LIMAPAGI – Ketua Umum Dewan Pimpinan Nasional Himpunan Kerukunan Tani Indonesia (HKTI) Fadli Zon menolak, kebijakan pemerintah untuk impor 1 juta ton beras yang merusak kehidupan petani. Kebijakan ini tidak didasari data akurat serta tidak melibatkan stakeholder pertanian Indonesia.
“HKTI mendesak pemerintah untuk mencabut kebijakan impor 1 juta ton beras,” kata Fadli Zon dalam keterangan tertulis, Rabu, 10 Maret 2021.
Ia juga meminta kepada Bulog untuk menyerap secara aktif dan maksimal hasil produksi petani sesuai dengan Harga Pembelian Pemerintah (HPP) pada panen raya Maret-April 2021.

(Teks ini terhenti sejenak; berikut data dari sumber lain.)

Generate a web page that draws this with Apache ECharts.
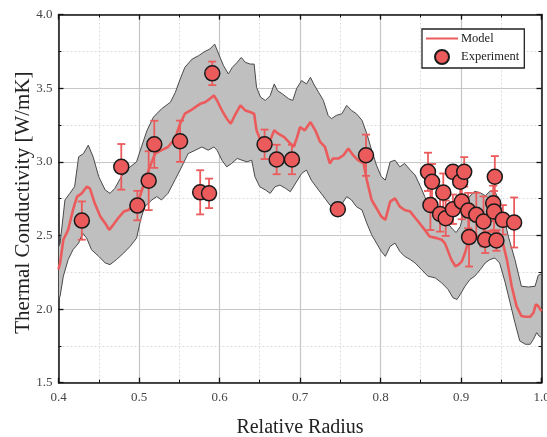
<!DOCTYPE html>
<html>
<head>
<meta charset="utf-8">
<script src="https://cdn.jsdelivr.net/npm/echarts@6/dist/echarts.min.js"></script>
<style>html,body{margin:0;padding:0;background:#fff}#c{width:547px;height:437px}</style>
</head>
<body>
<div id="c"></div>
<script>
const xTicks = [0.4, 0.5, 0.6, 0.7, 0.8, 0.9, 1.0];
const yTicks = [1.5, 2.0, 2.5, 3.0, 3.5, 4.0];

const bandUpper = [[0.400,2.42],[0.402,2.448],[0.408,2.741],[0.414,2.786],[0.420,2.831],[0.425,3.034],[0.431,3.056],[0.437,3.113],[0.443,3.034],[0.450,2.899],[0.458,2.809],[0.464,2.786],[0.470,2.820],[0.478,2.899],[0.489,2.966],[0.497,3.000],[0.503,3.101],[0.510,3.214],[0.518,3.304],[0.528,3.360],[0.539,3.405],[0.545,3.47],[0.551,3.56],[0.557,3.642],[0.566,3.698],[0.574,3.721],[0.582,3.750],[0.588,3.766],[0.594,3.800],[0.599,3.732],[0.605,3.653],[0.611,3.597],[0.616,3.642],[0.622,3.676],[0.627,3.709],[0.632,3.676],[0.638,3.664],[0.643,3.664],[0.646,3.507],[0.651,3.439],[0.657,3.417],[0.663,3.450],[0.668,3.529],[0.672,3.484],[0.678,3.462],[0.686,3.428],[0.691,3.417],[0.696,3.50],[0.702,3.552],[0.708,3.529],[0.713,3.574],[0.717,3.529],[0.723,3.473],[0.729,3.417],[0.735,3.315],[0.739,3.293],[0.745,3.315],[0.752,3.327],[0.758,3.383],[0.764,3.349],[0.770,3.327],[0.777,3.282],[0.783,3.191],[0.789,3.079],[0.795,2.977],[0.801,2.899],[0.806,2.876],[0.812,3.000],[0.818,3.011],[0.824,2.966],[0.830,2.989],[0.837,2.944],[0.843,2.91],[0.849,2.84],[0.855,2.764],[0.861,2.673],[0.868,2.62],[0.876,2.60],[0.884,2.58],[0.890,2.54],[0.894,2.52],[0.899,2.56],[0.904,2.66],[0.910,2.76],[0.917,2.80],[0.924,2.79],[0.930,2.77],[0.936,2.80],[0.942,2.80],[0.947,2.74],[0.953,2.63],[0.959,2.49],[0.967,2.336],[0.975,2.155],[0.984,2.15],[0.992,2.155],[0.996,2.23],[1.000,2.24]];

const bandLower = [[0.400,2.06],[0.402,2.088],[0.406,2.223],[0.412,2.336],[0.418,2.403],[0.425,2.448],[0.430,2.516],[0.435,2.482],[0.441,2.403],[0.450,2.358],[0.458,2.313],[0.464,2.302],[0.472,2.336],[0.481,2.381],[0.489,2.426],[0.497,2.482],[0.502,2.606],[0.507,2.696],[0.516,2.741],[0.522,2.764],[0.528,2.741],[0.536,2.786],[0.545,2.88],[0.553,2.966],[0.561,3.056],[0.570,3.079],[0.578,3.101],[0.586,3.079],[0.593,3.101],[0.597,3.079],[0.603,3.011],[0.609,2.966],[0.615,2.989],[0.622,3.023],[0.628,3.011],[0.634,3.000],[0.640,3.011],[0.644,2.899],[0.650,2.831],[0.657,2.809],[0.663,2.786],[0.669,2.831],[0.675,2.842],[0.682,2.820],[0.688,2.797],[0.694,2.85],[0.702,2.921],[0.708,2.944],[0.714,2.876],[0.723,2.809],[0.731,2.752],[0.737,2.707],[0.743,2.685],[0.750,2.696],[0.758,2.764],[0.764,2.741],[0.770,2.696],[0.777,2.673],[0.783,2.583],[0.789,2.505],[0.795,2.448],[0.801,2.392],[0.806,2.358],[0.812,2.426],[0.818,2.448],[0.824,2.392],[0.830,2.358],[0.837,2.336],[0.843,2.313],[0.851,2.268],[0.859,2.223],[0.868,2.212],[0.876,2.178],[0.884,2.133],[0.890,2.077],[0.895,2.065],[0.899,2.099],[0.905,2.155],[0.911,2.200],[0.917,2.223],[0.924,2.268],[0.930,2.313],[0.936,2.336],[0.942,2.347],[0.948,2.313],[0.955,2.178],[0.961,2.043],[0.967,1.908],[0.973,1.784],[0.980,1.761],[0.986,1.761],[0.990,1.795],[0.994,1.840],[0.997,1.817],[1.000,1.806]];

const modelMean = [[0.400,2.27],[0.402,2.313],[0.406,2.471],[0.412,2.538],[0.418,2.673],[0.423,2.764],[0.429,2.786],[0.435,2.831],[0.439,2.820],[0.445,2.718],[0.452,2.628],[0.458,2.583],[0.463,2.538],[0.468,2.572],[0.474,2.617],[0.481,2.662],[0.487,2.673],[0.495,2.718],[0.501,2.764],[0.505,2.831],[0.512,2.944],[0.520,3.056],[0.528,3.079],[0.536,3.101],[0.545,3.16],[0.551,3.259],[0.557,3.327],[0.564,3.349],[0.570,3.372],[0.576,3.394],[0.582,3.405],[0.588,3.428],[0.593,3.450],[0.597,3.417],[0.603,3.349],[0.609,3.293],[0.614,3.259],[0.619,3.315],[0.626,3.383],[0.632,3.349],[0.638,3.338],[0.643,3.327],[0.646,3.214],[0.651,3.146],[0.657,3.124],[0.663,3.146],[0.668,3.214],[0.673,3.191],[0.680,3.169],[0.686,3.135],[0.692,3.101],[0.696,3.16],[0.700,3.236],[0.706,3.214],[0.713,3.270],[0.719,3.214],[0.725,3.135],[0.731,3.101],[0.737,2.989],[0.741,3.023],[0.748,3.023],[0.754,3.045],[0.760,3.090],[0.766,3.045],[0.772,3.011],[0.779,2.989],[0.783,2.876],[0.789,2.741],[0.795,2.685],[0.801,2.628],[0.806,2.606],[0.812,2.730],[0.818,2.752],[0.824,2.696],[0.830,2.673],[0.837,2.662],[0.843,2.62],[0.849,2.58],[0.855,2.538],[0.861,2.493],[0.870,2.482],[0.876,2.471],[0.880,2.448],[0.884,2.392],[0.888,2.336],[0.893,2.291],[0.897,2.302],[0.901,2.324],[0.905,2.381],[0.909,2.459],[0.915,2.505],[0.922,2.493],[0.928,2.516],[0.934,2.527],[0.940,2.538],[0.946,2.527],[0.951,2.471],[0.957,2.336],[0.963,2.155],[0.969,2.020],[0.975,1.953],[0.980,1.948],[0.986,1.948],[0.990,1.975],[0.993,2.032],[0.996,2.020],[1.000,1.986]];

const expX = [0.429,0.478,0.498,0.512,0.519,0.551,0.576,0.587,0.591,0.656,0.671,0.690,0.747,0.782,0.859,0.864,0.862,0.874,0.878,0.881,0.890,0.890,0.899,0.904,0.901,0.909,0.910,0.919,0.928,0.930,0.940,0.942,0.941,0.944,0.952,0.966];
const expY = [2.601,2.966,2.703,2.872,3.119,3.140,2.793,2.786,3.601,3.119,3.016,3.016,2.678,3.045,2.932,2.865,2.707,2.646,2.791,2.617,2.678,2.932,2.865,2.932,2.730,2.669,2.489,2.640,2.595,2.471,2.718,2.899,2.662,2.466,2.606,2.588];
const expErr = [0.13,0.155,0.10,0.20,0.16,0.14,0.15,0.10,0.08,0.10,0.10,0.10,0.02,0.14,0.13,0.12,0.17,0.12,0.13,0.12,0.10,0.03,0.10,0.10,0.12,0.12,0.20,0.15,0.17,0.09,0.12,0.14,0.14,0.07,0.10,0.17];

const FONT = '"Liberation Serif", "DejaVu Serif", serif';
const RED = '#ec5b5c';

const chart = echarts.init(document.getElementById('c'), null, {renderer: 'canvas'});

const expData = expX.map((x, i) => [x, expY[i]]);
const errData = expX.map((x, i) => [x, expY[i] - expErr[i], expY[i] + expErr[i]]);

function axisCommon(pos, ticks) {
  return {
    type: 'value',
    position: pos,
    min: ticks[0],
    max: ticks[ticks.length - 1],
    interval: ticks[1] - ticks[0],
    axisLine: {show: true, onZero: false, lineStyle: {color: '#111', width: 1.5}},
    axisTick: {show: true, inside: true, length: 5, lineStyle: {color: '#111', width: 1.3}},
    minorTick: {show: true, splitNumber: 2, length: 3, lineStyle: {color: '#111', width: 1}},
    splitLine: {show: false},
    minorSplitLine: {show: false},
    axisLabel: {show: false}
  };
}

const xMain = Object.assign(axisCommon('bottom', xTicks), {
  splitLine: {show: true, lineStyle: {color: '#c6c6c6', width: 1.2}},
  minorSplitLine: {show: true, lineStyle: {color: '#dcdcdc', width: 1, type: [2, 2]}},
  axisLabel: {show: true, formatter: v => v.toFixed(1), fontFamily: FONT, fontSize: 13, color: '#444', margin: 8},
  name: 'Relative Radius',
  nameLocation: 'middle',
  nameGap: 35,
  nameTextStyle: {fontFamily: FONT, fontSize: 20, color: '#222'}
});
const xTop = axisCommon('top', xTicks);
const yMain = Object.assign(axisCommon('left', yTicks), {
  splitLine: {show: true, lineStyle: {color: '#c6c6c6', width: 1.2}},
  minorSplitLine: {show: true, lineStyle: {color: '#dcdcdc', width: 1, type: [2, 2]}},
  axisLabel: {show: true, formatter: v => v.toFixed(1), fontFamily: FONT, fontSize: 13, color: '#444', margin: 6},
  name: 'Thermal Conductivity [W/mK]',
  nameLocation: 'middle',
  nameGap: 25,
  nameMoveOverlap: false,
  nameTextStyle: {fontFamily: FONT, fontSize: 21, color: '#222', padding: [0, 8, 0, 0]}
});
const yRight = axisCommon('right', yTicks);

const option = {
  animation: false,
  backgroundColor: '#fff',
  grid: {left: 58.5, right: 5.5, top: 14.6, bottom: 54.3, containLabel: false, outerBoundsMode: 'none'},
  xAxis: [xMain, xTop],
  yAxis: [yMain, yRight],
  legend: {
    data: [{name: 'Model', itemStyle: {opacity: 0}}, {name: 'Experiment'}],
    orient: 'vertical',
    left: 422, top: 29,
    backgroundColor: '#fff',
    borderColor: '#222', borderWidth: 1.3, borderRadius: 0,
    padding: [3, 5, 3, 3],
    itemGap: 4,
    itemWidth: 32, itemHeight: 14,
    textStyle: {fontFamily: FONT, fontSize: 12.5, color: '#222', padding: [0, 0, 0, -2]}
  },
  series: [
    {
      name: 'band',
      type: 'custom',
      xAxisIndex: 0, yAxisIndex: 0,
      z: 1,
      silent: true,
      data: [[0.7, 3.0]],
      renderItem: function (params, api) {
        const pts = bandUpper.map(p => api.coord(p)).concat(bandLower.slice().reverse().map(p => api.coord(p)));
        return {
          type: 'polygon',
          shape: {points: pts},
          style: {fill: '#bfbfbf', stroke: '#4a4a4a', lineWidth: 1}
        };
      }
    },
    {
      name: 'Model',
      type: 'line',
      z: 2,
      data: modelMean,
      symbol: 'none',
      showSymbol: false,
      lineStyle: {color: RED, width: 2.6},
      itemStyle: {color: RED}
    },
    {
      name: 'errbars',
      type: 'custom',
      z: 3,
      silent: true,
      data: errData,
      renderItem: function (params, api) {
        const x = api.value(0);
        const lo = api.coord([x, api.value(1)]);
        const hi = api.coord([x, api.value(2)]);
        const w = 4;
        const st = {stroke: RED, lineWidth: 1.8};
        return {
          type: 'group',
          children: [
            {type: 'line', shape: {x1: lo[0], y1: lo[1], x2: hi[0], y2: hi[1]}, style: st},
            {type: 'line', shape: {x1: lo[0] - w, y1: lo[1], x2: lo[0] + w, y2: lo[1]}, style: st},
            {type: 'line', shape: {x1: hi[0] - w, y1: hi[1], x2: hi[0] + w, y2: hi[1]}, style: st}
          ]
        };
      }
    },
    {
      name: 'Experiment',
      type: 'scatter',
      z: 4,
      data: expData,
      symbol: 'circle',
      symbolSize: 15,
      itemStyle: {color: RED, borderColor: '#1a1a1a', borderWidth: 1.5, opacity: 1}
    }
  ]
};
chart.setOption(option);
</script>
</body>
</html>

HKTI juga meminta kepada pemerintah untuk menempatkan petani dan pertanian Indonesia sebagai basis kedaulatan dan kemakmuran bangsa, bukan sekadar komoditas dagang.

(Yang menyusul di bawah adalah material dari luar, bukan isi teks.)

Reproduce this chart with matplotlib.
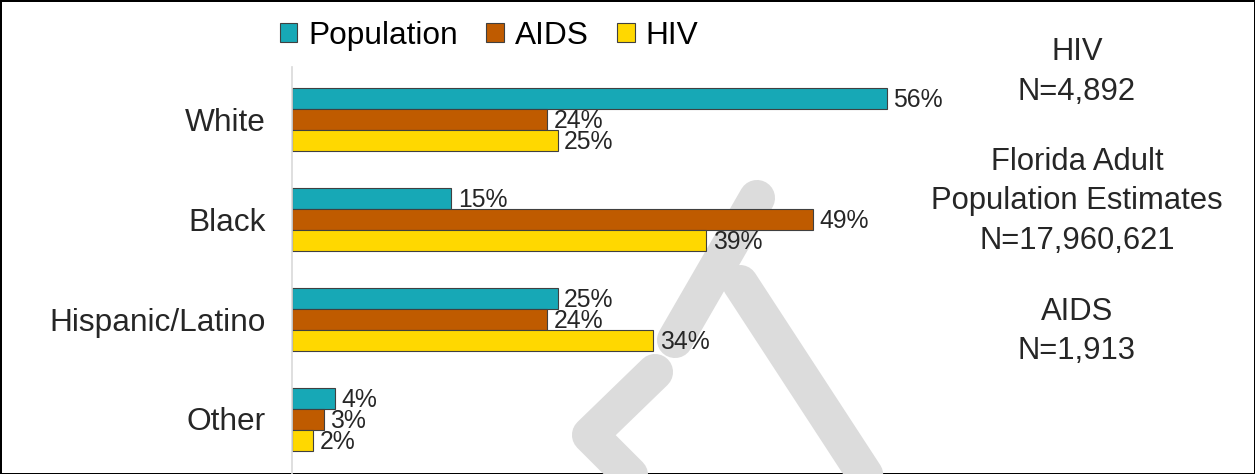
import matplotlib
matplotlib.use('Agg')
import matplotlib.pyplot as plt
from matplotlib.lines import Line2D
import numpy as np

plt.rcParams['font.family'] = ['Liberation Sans', 'DejaVu Sans']

categories = ['White', 'Black', 'Hispanic/Latino', 'Other']
series_names = ['Population', 'AIDS', 'HIV']
population = [56, 15, 25, 4]
aids = [24, 49, 24, 3]
hiv = [25, 39, 34, 2]
colors = ['#17A8B6', '#BF5B00', '#FFD800']
side_notes = ['HIV', 'N=4,892', '', 'Florida Adult', 'Population Estimates',
              'N=17,960,621', '', 'AIDS', 'N=1,913']

W, H = 1255, 474
fig = plt.figure(figsize=(W / 100, H / 100), dpi=100)
fig.patch.set_edgecolor('black')
fig.patch.set_linewidth(2)

# faint watermark behind the chart (pixel coords, y from top)
def px_line(xs, ys, lw=26):
    fig.add_artist(Line2D([x / W for x in xs], [1 - y / H for y in ys],
                          color='#DCDCDC', lw=lw, solid_capstyle='round',
                          solid_joinstyle='round', zorder=-5))

px_line([757, 675], [198, 340])
px_line([655, 590, 645], [372, 435, 490])
px_line([740, 875], [283, 490])

ax = fig.add_axes([292 / W, 0, 637.5 / W, (H - 67) / H])
ax.patch.set_alpha(0)

y = np.arange(len(categories))
h = 0.21
for i, (name, vals) in enumerate(zip(series_names, [population, aids, hiv])):
    pos = y + (i - 1) * h
    bars = ax.barh(pos, vals, height=h, color=colors[i], edgecolor='#404040',
                   linewidth=0.8, label=name)
    for b, v in zip(bars, vals):
        ax.text(v + 0.6, b.get_y() + h / 2 + 0.02, f'{v}%', va='center', ha='left',
                fontsize=17.8, color='#262626')

ax.set_xlim(0, 60)
ax.set_ylim(3.55, -0.52)
ax.set_yticks(y)
ax.set_yticklabels(categories, fontsize=22.8, color='#262626')
ax.tick_params(axis='y', length=0, pad=19)
ax.set_xticks([])
for s in ['top', 'right', 'bottom']:
    ax.spines[s].set_visible(False)
ax.spines['left'].set_color('#D9D9D9')
ax.spines['left'].set_linewidth(1.2)

fig.legend(loc='center', bbox_to_anchor=(489 / W, 1 - 36 / H), ncol=3,
           frameon=False, fontsize=22.8, handlelength=0.55, handleheight=0.55,
           handletextpad=0.35, columnspacing=0.9, borderpad=0)

y0 = 52
for line in side_notes:
    if line:
        fig.text(1077 / W, 1 - y0 / H, line, ha='center', va='center',
                 fontsize=22.3, color='#262626')
    y0 += 39.5 if line else 31

fig.savefig('out.png', dpi=100)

“HKTI meminta kepada pemerintah untuk terbuka dan melibatkan secara aktif organisasi petani serta pemangku kepentingan pertanian Indonesia dalam perumusan kebijakan pangan nasional,” ujarnya.
Menurut Fadli Zon, rencana impor beras 1 juta ton yang beberapa waktu lalu disampaikan Menteri Perdagangan Muhammad Lutfi merupakan kebijakan nirsimpati dan merusak petani.
Kebijakan ini, walau implementasinya belum diketahui pasti tentang tanggal dan waktunya, akan langsung berdampak pada turunnya harga gabah petani secara signifikan.
Padahal tanpa ada rencana impor saja, setiap panen raya harga gabah di tingkat petani hampir selalu turun, di bawah HPP.
Tentunya pengumuman rencana impor beras, menurut dia, akan memberikan efek semakin menekan harga gabah petani.
“Pada Maret-April 2021 kita akan memasuki puncak panen raya musim tanam Okmar (Oktober-Maret),” jelas dia.
Menurut data Badan Pusat Statistik (BPS), potensi gabah kering giling (GKG) Januari-April 2021 mencapai 25,37 juta ton atau setara 14,54 juta ton beras, naik 3 juta ton dibanding periode yang sama pada 2020. Tak ada alasan mendasar bagi pemerintah untuk melakukan impor beras.
“Statistiknya jelas, cukup dan bahkan naik dibandingkan 2020. Sehingga, tak ada dasar kuat saat ini pemerintah melakukan impor beras. Pertanyaannya, pemerintah didasarkan pada data apa dan siapa dalam mengambil kebijakan impor beras ini,” kata dia.
Keputusan terkait kebijakan pangan sebaiknya melibatkan seluruh pemangku kepentingan pertanian Indonesia. Public hearing secara komprehensif sangat diperlukan agar kebijakan pangan pemerintah tepat sasaran dan berpihak pada petani serta rakyat Indonesia.
Pemerintah, kata dia, jangan alergi mendengar masukan dan melibatkan organisasi petani, organisasi usaha pertanian dan akademisi, serta pihak-pihak yang terlibat dalam sektor pertanian.
Pemerintah juga jangan tiba-tiba mengeluarkan kebijakan untuk tak lama kemudian dicabut atau direvisi, padahal sudah menyebabkan kegaduhan dan tekanan penurunan harga gabah petani.
“HKTI dan organisasi petani lainnya siap menjadi mitra diskusi dan memberikan masukan kepada pemerintah terkait kebijakan pangan,” imbuhnya.